● **WORK REQUIRED**
Starting at the top of the entries below, write out each line up to and including the one containing "const calloutTemp = [29.5, 10.5];". Leave the pictures out.

━━━━━ MATERIAL PROVIDED ━━━━━

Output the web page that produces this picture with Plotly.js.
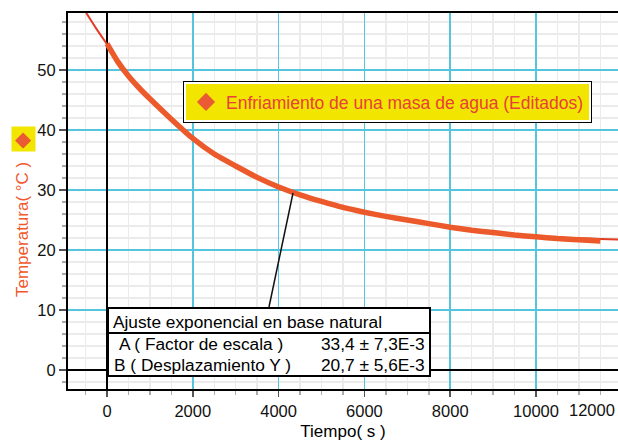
<!DOCTYPE html>
<html><head><meta charset="utf-8">
<script src="https://cdn.plot.ly/plotly-3.0.1.min.js"></script>
<style>html,body{margin:0;padding:0;overflow:hidden;background:#fff;width:618px;height:445px}</style>
</head><body><div id="chart" style="width:618px;height:445px"></div>
<script>
// ---- data ----
const seriesName = "Enfriamiento de una masa de agua (Editados)";
const timeData = [0, 250, 500, 750, 1000, 1500, 2000, 2500, 3000, 3500, 4000, 4500, 5000, 5500, 6000, 6500, 7000, 7500, 8000, 8500, 9000, 9500, 10000, 10500, 11000, 11500];
const tempData = [54.4, 51.4, 49.0, 47.0, 45.2, 41.8, 38.6, 36.0, 34.0, 32.1, 30.5, 29.2, 28.1, 27.1, 26.3, 25.6, 25.0, 24.4, 23.8, 23.3, 22.9, 22.5, 22.2, 21.9, 21.7, 21.5];
const timeFit = [-500, -250, 0, 500, 1000, 2000, 3000, 4000, 5000, 6000, 7000, 8000, 9000, 10000, 11000, 11500, 12000];
const tempFit = [59.7, 56.9, 54.3, 49.1, 45.2, 38.6, 34.0, 30.5, 28.1, 26.3, 25.0, 23.8, 22.9, 22.3, 21.95, 21.85, 21.75];
const xTickVals = [0, 2000, 4000, 6000, 8000, 10000];
const xTickText = ["0", "2000", "4000", "6000", "8000", "10000"];
const xEdgeLabel = "12000";
const fitTitle = "Ajuste exponencial en base natural";
const paramNames = ["A ( Factor de escala )", "B ( Desplazamiento Y )"];
const paramValues = ["33,4 ± 7,3E-3", "20,7 ± 5,6E-3"];
const xTitle = "Tiempo( s )";
const yTitle = "Temperatura( °C )";
const calloutTime = [4336, 3776];
const calloutTemp = [29.5, 10.5];

// ---- layout helpers (pixel -> paper) ----
const W = 618, H = 445;
const L = 68, B = 389, PW = W - L, PH = B - 13;
const px = x => (x - L) / PW;
const py = y => (B - y) / PH;
const FONT = "Liberation Sans, Arial, sans-serif";

const traces = [
  {x: timeFit, y: tempFit, mode: "lines", line: {color: "#e23d24", width: 2, shape: "spline", smoothing: 0.6}, showlegend: false, hoverinfo: "skip"},
  {x: timeData, y: tempData, mode: "lines", line: {color: "#ec5a2c", width: 5.5, shape: "spline", smoothing: 0.5}, showlegend: false},
  {x: [null], y: [null], mode: "markers", name: seriesName, marker: {symbol: "diamond", size: 14, color: "#ea5a34"}}
];

const gridMajor = "#55c5de", gridMinor = "#ebebeb";
const layout = {
  width: W, height: H,
  margin: {l: L, r: 0, t: 13, b: H - B},
  paper_bgcolor: "#fff", plot_bgcolor: "#fff",
  font: {family: FONT, color: "#111"},
  showlegend: true,
  xaxis: {
    range: [-909, 11911], autorange: false,
    tickmode: "array", tickvals: xTickVals, ticktext: xTickText,
    ticks: "outside", ticklen: 6, tickwidth: 1.5, tickcolor: "#555",
    tickfont: {size: 16.5, color: "#111"},
    showgrid: true, gridcolor: gridMajor, gridwidth: 1.5,
    zeroline: true, zerolinecolor: "#000", zerolinewidth: 2,
    showline: true, linecolor: "#000", linewidth: 2, mirror: true,
    minor: {tickmode: "linear", tick0: 0, dtick: 500, ticks: "outside", ticklen: 4, tickcolor: "#aaa", showgrid: true, gridcolor: gridMinor, gridwidth: 1.5},
    title: {text: xTitle, font: {size: 17, color: "#000"}, standoff: 6}
  },
  yaxis: {
    range: [-3.17, 59.5], autorange: false,
    tick0: 0, dtick: 10,
    ticks: "outside", ticklen: 7, tickwidth: 1.5, tickcolor: "#555",
    tickfont: {size: 16.5, color: "#111"},
    showgrid: true, gridcolor: gridMajor, gridwidth: 1.5,
    zeroline: true, zerolinecolor: "#000", zerolinewidth: 2,
    showline: true, linecolor: "#000", linewidth: 2, mirror: false,
    minor: {tickmode: "linear", tick0: 0, dtick: 2, ticks: "outside", ticklen: 4, tickcolor: "#aaa", showgrid: true, gridcolor: gridMinor, gridwidth: 1.5}
  },
  legend: {
    x: px(184), y: py(82), xanchor: "left", yanchor: "top",
    bgcolor: "#f2e600", bordercolor: "#fff", borderwidth: 2,
    font: {size: 17.5, color: "#e8403a", family: FONT}
  },
  shapes: [
    {type: "rect", xref: "paper", yref: "paper", x0: px(108), x1: px(430), y0: py(376), y1: py(308), fillcolor: "#fff", line: {color: "#000", width: 2}, layer: "above"},
    {type: "line", xref: "paper", yref: "paper", x0: px(108), x1: px(430), y0: py(333), y1: py(333), line: {color: "#000", width: 2}, layer: "above"},
    {type: "line", xref: "x", yref: "y", x0: calloutTime[0], y0: calloutTemp[0], x1: calloutTime[1], y1: calloutTemp[1], line: {color: "#111", width: 1.5}, layer: "above"}
  ],
  annotations: [
    {xref: "paper", yref: "paper", x: 1, y: py(410), text: xEdgeLabel, showarrow: false, xanchor: "right", yanchor: "middle", xshift: -1, font: {size: 16.5, color: "#111"}},
    {xref: "paper", yref: "paper", x: px(22), y: py(230), text: yTitle, textangle: -90, showarrow: false, xanchor: "center", yanchor: "middle", font: {size: 17, color: "#f0582c", family: FONT}},
    {xref: "paper", yref: "paper", x: px(23.5), y: py(139), text: "◆", showarrow: false, xanchor: "center", yanchor: "middle", bgcolor: "#f2e600", width: 21, height: 22, borderpad: 1, font: {size: 21, color: "#ea5a34", family: "DejaVu Sans"}},
    {xref: "paper", yref: "paper", x: px(111), y: py(322), text: fitTitle, showarrow: false, xanchor: "left", yanchor: "middle", font: {size: 17.3, color: "#000"}},
    {xref: "paper", yref: "paper", x: px(117), y: py(343.5), text: paramNames[0], showarrow: false, xanchor: "left", yanchor: "middle", font: {size: 17.3, color: "#000"}},
    {xref: "paper", yref: "paper", x: px(112), y: py(365), text: paramNames[1], showarrow: false, xanchor: "left", yanchor: "middle", font: {size: 17.3, color: "#000"}},
    {xref: "paper", yref: "paper", x: px(427), y: py(343.5), text: paramValues[0], showarrow: false, xanchor: "right", yanchor: "middle", font: {size: 17.3, color: "#000"}},
    {xref: "paper", yref: "paper", x: px(427), y: py(365), text: paramValues[1], showarrow: false, xanchor: "right", yanchor: "middle", font: {size: 17.3, color: "#000"}}
  ]
};

const gd = document.getElementById("chart");
Plotly.newPlot(gd, traces, layout, {displayModeBar: false, staticPlot: true}).then(() => {
  // outer black frame around the legend (reference has black + white double border)
  const bg = gd.querySelector(".legend .bg");
  if (!bg) return;
  const r = bg.getBoundingClientRect(), d = gd.getBoundingClientRect();
  const x0 = r.left - d.left - 1, x1 = r.right - d.left + 1;
  const y0 = r.top - d.top - 1, y1 = r.bottom - d.top + 1;
  const shapes = layout.shapes.concat([{type: "rect", xref: "paper", yref: "paper", x0: px(x0), x1: px(x1), y0: py(y1), y1: py(y0), line: {color: "#000", width: 2}, fillcolor: "rgba(0,0,0,0)", layer: "above"}]);
  return Plotly.relayout(gd, {shapes: shapes});
});
</script></body></html>
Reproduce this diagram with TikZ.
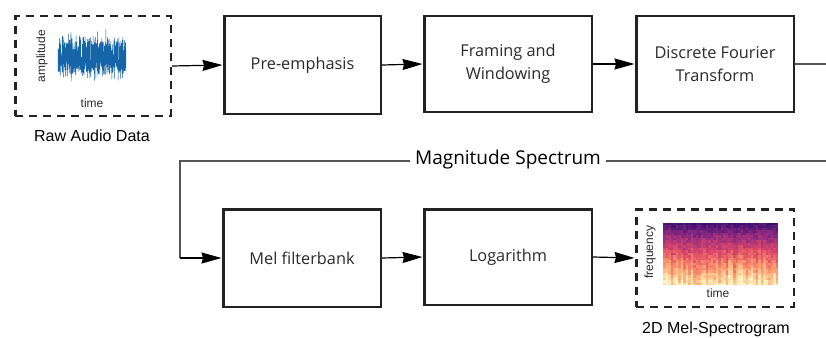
\documentclass[tikz,border=0pt]{standalone}
\usepackage{fontspec}
\setmainfont{Open Sans}
\newfontfamily\arialf{Liberation Sans}
\usetikzlibrary{arrows.meta}
\definecolor{boxline}{HTML}{222222}
\definecolor{txt}{HTML}{2A2A2A}
\definecolor{wave}{HTML}{1565A8}
\definecolor{m0}{HTML}{3B0F70}
\definecolor{m1}{HTML}{8C2981}
\definecolor{m2}{HTML}{DE4968}
\definecolor{m3}{HTML}{FE9F6D}
\definecolor{m4}{HTML}{FCF4C0}
\definecolor{magline}{HTML}{555555}
\tikzset{
  stepbox/.style={draw=boxline, line width=2.5pt, fill=white, text=txt,
    font=\fontsize{16.3}{22.5}\selectfont, align=center, inner sep=0pt},
  dbox/.style={draw=boxline, line width=2.5pt, dash pattern=on 8pt off 6pt, inner sep=0pt},
  conn/.style={draw=black, line width=1.2pt, -{Stealth[length=20pt,width=11pt,inset=1.5pt]}, shorten >=0.5pt},
  lab/.style={font=\arialf\fontsize{16}{18}\selectfont, text=black},
  small/.style={font=\arialf\fontsize{12}{14}\selectfont, text=txt, inner sep=0pt},
}
\begin{document}
\begin{tikzpicture}[x=1pt,y=-1pt]
\useasboundingbox (0,0) rectangle (826,337);
% boxes
\node[dbox, minimum width=155.5pt, minimum height=99.5pt] (raw) at (93,66) {};
\node[stepbox, minimum width=156.5pt, minimum height=97.5pt] (pre) at (302.5,65) {Pre-emphasis};
\node[stepbox, minimum width=167.5pt, minimum height=95.5pt] (fram) at (508,64) {Framing and\\Windowing};
\node[stepbox, minimum width=157.5pt, minimum height=95.5pt] (dft) at (715,64) {Discrete Fourier\\Transform};
\node[stepbox, minimum width=157.5pt, minimum height=97.5pt] (mel) at (302,258) {Mel filterbank};
\node[stepbox, minimum width=167.5pt, minimum height=95.5pt] (log) at (508,257) {Logarithm};
\node[dbox, minimum width=157.5pt, minimum height=97.5pt] (spec) at (715,258) {};
% labels
\node[lab] (rawlab) at (92,136) {Raw Audio Data};
\node[lab] (speclab) at (716,329) {2D Mel-Spectrogram};
% waveform
\pgfmathsetseed{7}
\draw[wave, line width=0.45pt] plot[variable=\t, samples=700, domain=0:1]
  ({58+\t*68}, {57 + rand*(15+17*rnd*rnd)});
\node[small, rotate=90] (amp) at (42,56) {amplitude};
\node[small] (t1) at (92,103) {time};
% spectrogram
\pgfmathsetseed{11}
\foreach \c in {0,...,45}{
  \pgfmathsetmacro\cn{0.22*rnd-0.08}
  \foreach \r in {0,...,24}{
    \pgfmathsetmacro\v{max(0,min(0.999, 0.03+0.9*(\r/24)^0.85 + \cn*(\r/24) + 0.07*rand))}
    \pgfmathtruncatemacro\k{floor(\v*4)}
    \pgfmathtruncatemacro\p{(\v*4-\k)*100}
    \pgfmathtruncatemacro\kk{\k+1}
    \fill[m\kk!\p!m\k] ({663+\c*2.5},{223+\r*2.48}) rectangle ++(2.55,2.53);
  }
}
\node[small, rotate=90] (freq) at (650,252) {frequency};
\node[small] (t2) at (718,293) {time};
% connectors
\draw[conn] (raw.east) -- (pre.west);
\draw[conn] (pre.east) -- (fram.west);
\draw[conn] (fram.east) -- (dft.west);
\coordinate (c1) at (845,64);
\coordinate (c2) at (845,161);
\coordinate (c3) at (180,161);
\draw[line width=1.2pt, magline] (dft.east) -- (c1) -- (c2) -- (c3) -- (c3 |- mel.west);
\draw[conn] (c3 |- mel.west) -- (mel.west);
\node[fill=white, text=black, font=\fontsize{19}{22}\selectfont, inner xsep=5pt, inner ysep=2pt] (mag) at (508,160) {Magnitude Spectrum};
\draw[conn] (mel.east) -- (log.west);
\draw[conn] (log.east) -- (spec.west);
\end{tikzpicture}
\end{document}
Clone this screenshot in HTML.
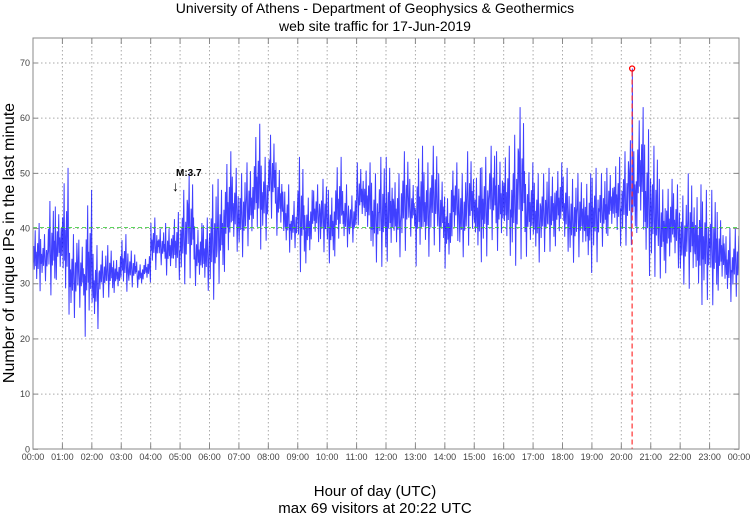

━━━━━

● **ANSWER TO THE TASK**
Output the web page that produces this picture with Plotly.js.
<!DOCTYPE html>
<html><head><meta charset="utf-8">
<script src="https://cdn.plot.ly/plotly-3.0.1.min.js"></script>
<style>html,body{margin:0;padding:0;overflow:hidden;background:#fff;width:618px;height:445px}</style>
</head><body><div id="chart" style="width:618px;height:445px"></div>
<script>
// ---- data ----
const seriesName = "Enfriamiento de una masa de agua (Editados)";
const timeData = [0, 250, 500, 750, 1000, 1500, 2000, 2500, 3000, 3500, 4000, 4500, 5000, 5500, 6000, 6500, 7000, 7500, 8000, 8500, 9000, 9500, 10000, 10500, 11000, 11500];
const tempData = [54.4, 51.4, 49.0, 47.0, 45.2, 41.8, 38.6, 36.0, 34.0, 32.1, 30.5, 29.2, 28.1, 27.1, 26.3, 25.6, 25.0, 24.4, 23.8, 23.3, 22.9, 22.5, 22.2, 21.9, 21.7, 21.5];
const timeFit = [-500, -250, 0, 500, 1000, 2000, 3000, 4000, 5000, 6000, 7000, 8000, 9000, 10000, 11000, 11500, 12000];
const tempFit = [59.7, 56.9, 54.3, 49.1, 45.2, 38.6, 34.0, 30.5, 28.1, 26.3, 25.0, 23.8, 22.9, 22.3, 21.95, 21.85, 21.75];
const xTickVals = [0, 2000, 4000, 6000, 8000, 10000];
const xTickText = ["0", "2000", "4000", "6000", "8000", "10000"];
const xEdgeLabel = "12000";
const fitTitle = "Ajuste exponencial en base natural";
const paramNames = ["A ( Factor de escala )", "B ( Desplazamiento Y )"];
const paramValues = ["33,4 ± 7,3E-3", "20,7 ± 5,6E-3"];
const xTitle = "Tiempo( s )";
const yTitle = "Temperatura( °C )";
const calloutTime = [4336, 3776];
const calloutTemp = [29.5, 10.5];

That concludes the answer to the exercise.